African Daisy Tarot
Pentacles

Ten of Pentacles

The Modern ArcanaTen of Pentacles — Modern Arcana

What the image shows

An elderly couple sits together on a comfortable sofa in what's clearly been their living room for decades. He wears glasses and a button-down shirt in warm brown; she's in a red cardigan over a white top, her gray hair cropped short. Behind them stands a younger man in a green sweater, one hand resting on the sofa back—their son or son-in-law, by the easy familiarity of his posture. A golden Labrador sits at attention on the couch beside the grandmother, completing the picture of domestic comfort.

On the floor in front of them, two children—a boy in a yellow t-shirt and a girl with long braids in a polka-dot top—are absorbed in building a tower from wooden blocks. The kids aren't performing for anyone; they're just playing, the way children do when they feel completely safe and at home.

The walls tell the real story. Framed family photos hang in a cluster, generations documented and displayed. Warm light comes through a window with a view of green trees outside. The furniture is solid, lived-in, chosen for comfort rather than style. This is a home where Thanksgiving happens every year at the same table, where the kids know which drawer has the good scissors.

The modern read

This illustration makes the Ten of Pentacles about something you can actually touch: a family that stayed together, built something, and is now watching the next generation play on a floor they own. The wealth here isn't about stock portfolios or luxury—it's about the house that's paid off, the dog that's part of the family, the Sunday dinners that happen without anyone having to organize them.

What this contemporary setting drives home is that the Ten of Pentacles isn't flashy prosperity. It's the slow accumulation of stability over time. It's grandparents who can help with a down payment because they lived below their means for forty years. It's children who will inherit not just money but recipes, stories, and a sense of belonging somewhere specific.

How it connects to the Rider-Waite-Smith

The traditional RWS Ten of Pentacles shows an old man in an elaborate robe sitting at the entrance to a family estate, with a younger couple and a child nearby, two dogs at his feet. Ten pentacles are arranged in the Tree of Life pattern across the scene. Stone archways and coat of arms symbols emphasize old money, established lineage, dynasty.

This modern version keeps the core elements—three generations, the family home, a loyal dog, the sense of accumulated security. What shifts is the feeling: the RWS card can seem formal, almost medieval in its emphasis on inheritance and bloodlines. Here, the wealth is more democratic. It's not a castle; it's a living room. The patriarch isn't enthroned—he's sitting with his wife watching his grandkids play. Same message, different tax bracket.

Upright meaning

The Ten of Pentacles is about long-term security that came from doing things right over time.
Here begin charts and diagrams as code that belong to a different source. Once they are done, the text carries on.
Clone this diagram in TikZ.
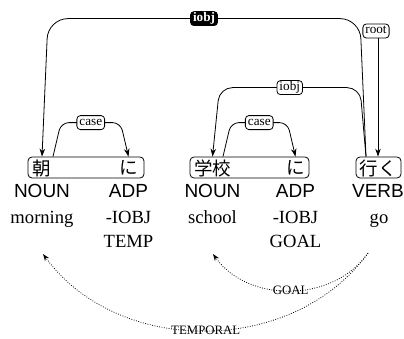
\documentclass[tikz,border=0pt]{standalone}
\usepackage{fontspec}
\setmainfont{Liberation Serif}
\setsansfont{Liberation Sans}
\newfontfamily\jpfont{Noto Sans CJK JP}
\usetikzlibrary{arrows.meta,calc}

\tikzset{
	word/.style={font=\jpfont\fontsize{18.5}{20}\selectfont, inner sep=0pt},
	wbox/.style={draw, rounded corners=4pt, line width=0.8pt, minimum height=21pt, inner sep=0pt},
	postag/.style={font=\sffamily\fontsize{19}{21}\selectfont, anchor=base, inner sep=0pt},
	gloss/.style={font=\fontsize{18.6}{22}\selectfont, anchor=base, inner sep=0pt},
	deplabel/.style={draw, fill=white, rounded corners=3.5pt, line width=0.8pt, inner xsep=2.5pt, inner ysep=1pt,
		text height=9pt, text depth=3pt, font=\fontsize{13.2}{14}\selectfont},
	deproot/.style={deplabel, fill=black, text=white, font=\bfseries\fontsize{13.2}{14}\selectfont},
	rolelabel/.style={inner sep=0pt, font=\fontsize{12.8}{13}\selectfont},
	depedge/.style={line width=0.8pt, -{Stealth[length=8pt,width=5.5pt]}},
	roleedge/.style={line width=0.8pt, dash pattern=on 0.8pt off 1.6pt, -{Stealth[length=7pt,width=5pt]}},
}

\begin{document}
\begin{tikzpicture}[x=1pt,y=1pt]
	\useasboundingbox (0,0) rectangle (404,338);

	% word boxes
	\node[wbox, minimum width=116pt] (b1) at (86,170.5) {};
	\node[wbox, minimum width=119pt] (b2) at (249.5,170.5) {};
	\node[wbox, minimum width=45pt] (b3) at (378.5,170.5) {};

	% the words
	\node[word] (w1) at (42,170) {朝};
	\node[word] (w2) at (128.5,170) {に};
	\node[word] (w3) at (212.5,170) {学校};
	\node[word] (w4) at (295.5,170) {に};
	\node[word] (w5) at (378,170) {行く};

	% tags
	\node[postag] (p1) at (42,141) {NOUN};
	\node[postag] (p2) at (128.5,141) {ADP};
	\node[postag] (p3) at (212.5,141) {NOUN};
	\node[postag] (p4) at (295.5,141) {ADP};
	\node[postag] (p5) at (378,141) {VERB};

	% glosses
	\node[gloss] (g1) at (42,115) {morning};
	\node[gloss] (g2) at (128.5,115) {-IOBJ};
	\node[gloss] (t2) at (128.5,91) {TEMP};
	\node[gloss] (g3) at (212.5,115) {school};
	\node[gloss] (g4) at (295.5,115) {-IOBJ};
	\node[gloss] (t4) at (295.5,91) {GOAL};
	\node[gloss] (g5) at (379,115) {go};

	% case arcs
	\draw[depedge, rounded corners=8pt] ($(w1 |- b1.north)+(11,0)$) -- ++(8,34)
		-- node[deplabel] {case} ($(w2 |- b1.north)+(-8,34)$) -- (w2 |- b1.north);
	\draw[depedge, rounded corners=8pt] ($(w3 |- b2.north)+(10.5,0)$) -- ++(8,34)
		-- node[deplabel] {case} ($(w4 |- b2.north)+(-8,34)$) -- (w4 |- b2.north);

	% iobj arcs
	\draw[depedge, rounded corners=13pt] ($(w5 |- b3.north)+(-12,0)$) -- ++(-6,69)
		-- node[deplabel] {iobj} ($(w3 |- b2.north)+(7,69)$) -- (w3 |- b2.north);
	\draw[depedge, rounded corners=20pt] ($(w5 |- b3.north)+(-12,0)$) -- ++(-6,138)
		-- node[deproot] {iobj} ($(w1 |- b1.north)+(6,138)$) -- (w1 |- b1.north);

	% root
	\node[deplabel] (rl) at (376,307) {root};
	\draw[depedge] (rl.south -| w5) -- (w5 |- b3.north);

	% role arcs
	\coordinate (s5) at (368,85);
	\coordinate (e3) at (213,84);
	\coordinate (e1) at (43,84);
	\draw[roleedge] (s5) to[bend left=55] node[rolelabel] {GOAL} (e3);
	\draw[roleedge] (s5) to[bend left=54] node[rolelabel] {TEMPORAL} (e1);
\end{tikzpicture}
\end{document}
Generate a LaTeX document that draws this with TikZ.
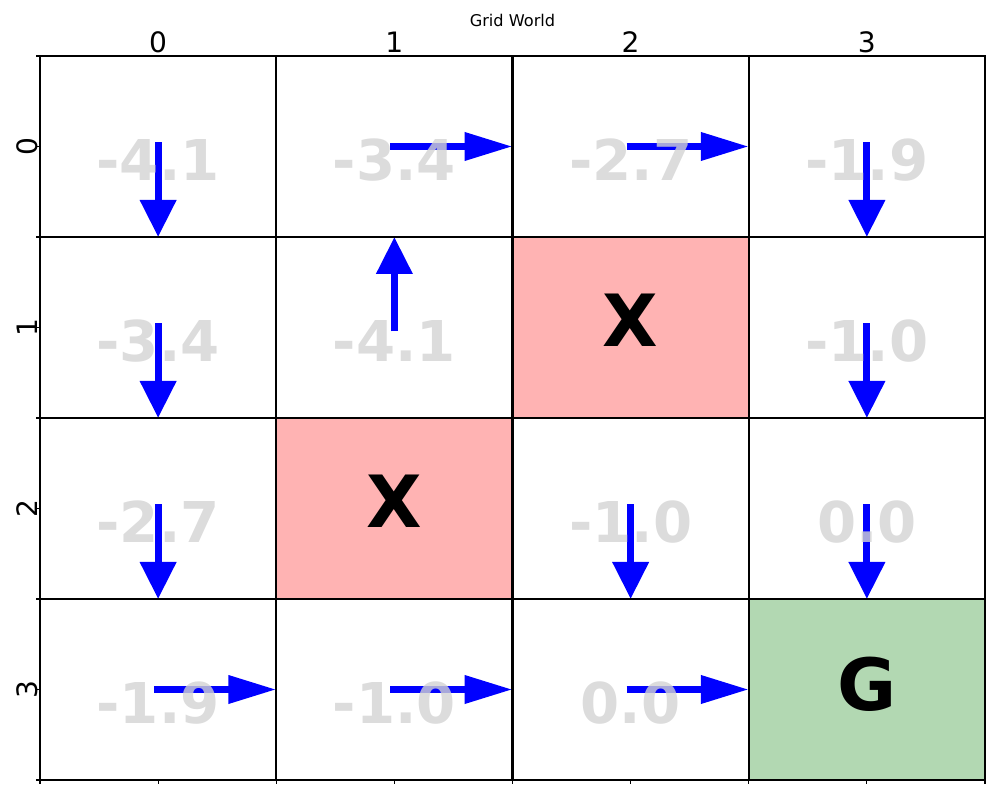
\documentclass[tikz,border=0pt]{standalone}
\usepackage{fontspec}
\setmainfont{DejaVu Sans}
\usetikzlibrary{arrows.meta}
\definecolor{blockpink}{RGB}{255,179,179}
\definecolor{goalgreen}{RGB}{178,216,178}
\definecolor{valgray}{RGB}{211,211,211}
\tikzset{
  cell/.style={minimum width=2.3625cm, minimum height=1.81cm, inner sep=0pt, outer sep=0pt},
  blocked/.style={cell, fill=blockpink},
  goal/.style={cell, fill=goalgreen},
  gridline/.style={line width=0.7pt, black},
  tickmark/.style={line width=0.3pt, black},
  harrow/.style={line width=2pt, draw=blue, -{Triangle[length=0.48cm, width=0.27cm]}},
  varrow/.style={line width=2pt, draw=blue, -{Triangle[length=0.37cm, width=0.35cm]}},
  valtext/.style={font=\bfseries\fontsize{16}{16}\selectfont, text=valgray, text opacity=0.8, anchor=base, inner sep=0pt},
  bigletter/.style={font=\bfseries\fontsize{20.5}{20.5}\selectfont, anchor=base, inner sep=0pt},
  ticklabel/.style={font=\fontsize{8}{8}\selectfont, inner sep=0pt}
}
\begin{document}
\begin{tikzpicture}
  \useasboundingbox (0,0) rectangle (10,8);
  % Zellen
  \foreach \r in {0,...,3} {
    \foreach \c in {0,...,3} {
      \node[cell] (c-\r-\c) at ({0.4+(\c+0.5)*2.3625},{7.44-(\r+0.5)*1.81}) {};
    }
  }
  \fill[blockpink] (c-1-2.north west) rectangle (c-1-2.south east);
  \fill[blockpink] (c-2-1.north west) rectangle (c-2-1.south east);
  \fill[goalgreen] (c-3-3.north west) rectangle (c-3-3.south east);
  % Politik (Pfeile)
  \foreach \r/\c/\a/\s/\dx/\dy in {0/0/south/varrow/0/0.04, 0/1/east/harrow/-0.04/0, 0/2/east/harrow/-0.04/0, 0/3/south/varrow/0/0.04,
                           1/0/south/varrow/0/0.04, 1/1/north/varrow/0/-0.04, 1/3/south/varrow/0/0.04,
                           2/0/south/varrow/0/0.04, 2/2/south/varrow/0/0.04, 2/3/south/varrow/0/0.04,
                           3/0/east/harrow/-0.04/0, 3/1/east/harrow/-0.04/0, 3/2/east/harrow/-0.04/0} {
    \draw[\s] ([xshift=\dx cm, yshift=\dy cm]c-\r-\c.center) -- (c-\r-\c.\a);
  }
  % Werte
  \foreach \r/\c/\v in {0/0/-4.1, 0/1/-3.4, 0/2/-2.7, 0/3/-1.9,
                        1/0/-3.4, 1/1/-4.1, 1/3/-1.0,
                        2/0/-2.7, 2/2/-1.0, 2/3/0.0,
                        3/0/-1.9, 3/1/-1.0, 3/2/0.0} {
    \node[valtext] (v-\r-\c) at ([yshift=-0.34cm]c-\r-\c.center) {\v};
  }
  \node[bigletter] (x-1-2) at ([yshift=-0.19cm]c-1-2.center) {X};
  \node[bigletter] (x-2-1) at ([yshift=-0.19cm]c-2-1.center) {X};
  \node[bigletter] (goal) at ([yshift=-0.205cm]c-3-3.center) {G};
  % Gitterlinien
  \foreach \r in {0,...,3} {
    \foreach \c in {0,...,3} {
      \draw[gridline] (c-\r-\c.north west) rectangle (c-\r-\c.south east);
    }
  }
  % Achsen
  \foreach \k in {0,...,8} {
    \draw[tickmark] ({0.4+\k*1.18125},0.2) -- ++(0,-0.04);
    \draw[tickmark] (0.4,{7.44-\k*0.905}) -- ++(-0.04,0);
  }
  \foreach \i in {0,...,3} {
    \node[ticklabel, anchor=base] (xl-\i) at ({0.4+(\i+0.5)*2.3625},7.47) {\i};
    \node[ticklabel, anchor=base, rotate=90] (yl-\i) at ({0.37},{7.44-(\i+0.5)*1.81}) {\i};
  }
  \node[font=\fontsize{4.6}{4.6}\selectfont, anchor=base, inner sep=0pt] (title) at (5.125,7.73) {Grid World};
\end{tikzpicture}
\end{document}
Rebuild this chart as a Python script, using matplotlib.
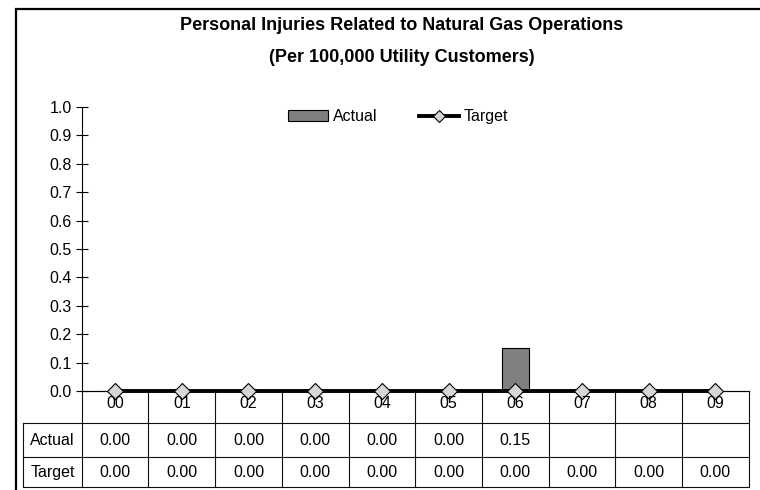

It's the payoff for years of showing up, making responsible choices, and thinking about the future even when the present was hard.

In money: You're finally at a point where you're not just getting by—you're building something that lasts. This might look like paying off your mortgage, funding a retirement account that actually feels real, or being able to help a family member without going into debt yourself.

In work: This is the career that became something bigger than a job. You've got institutional knowledge, seniority, maybe equity or a pension. People come to you because you've been there and you know how things work.

In love: A relationship that's moved past the exciting early stages into something more like infrastructure. You're not just dating—you're building a life. Shared accounts, property together, conversations about wills and beneficiaries.

In daily life: Sunday dinners, holiday traditions that actually happen, knowing your neighbors. The opposite of starting over. You belong somewhere, and that belonging is documented and real.

Reversed meaning

Reversed, this card points to family wealth or stability that's become a problem instead of a foundation. Something that should feel secure feels like a trap, an obligation, or a source of conflict.

Family money with strings: An inheritance that comes with expectations, a family business you're expected to join whether you want to or not, parents who use financial help as leverage.

Legacy of dysfunction: You inherited more than money—you got the family patterns too. The alcoholism, the silence about certain topics, the way everyone pretends things are fine when they're not.

Financial instability disguised as tradition: A family that looks prosperous but is actually in debt, keeping up appearances while the foundation crumbles. Or refusing to have hard conversations about money because "we don't talk about that."

Feeling like an outsider: You're technically part of the family but you've never felt included in the real inheritance—the belonging, the inside jokes, the assumption that you matter.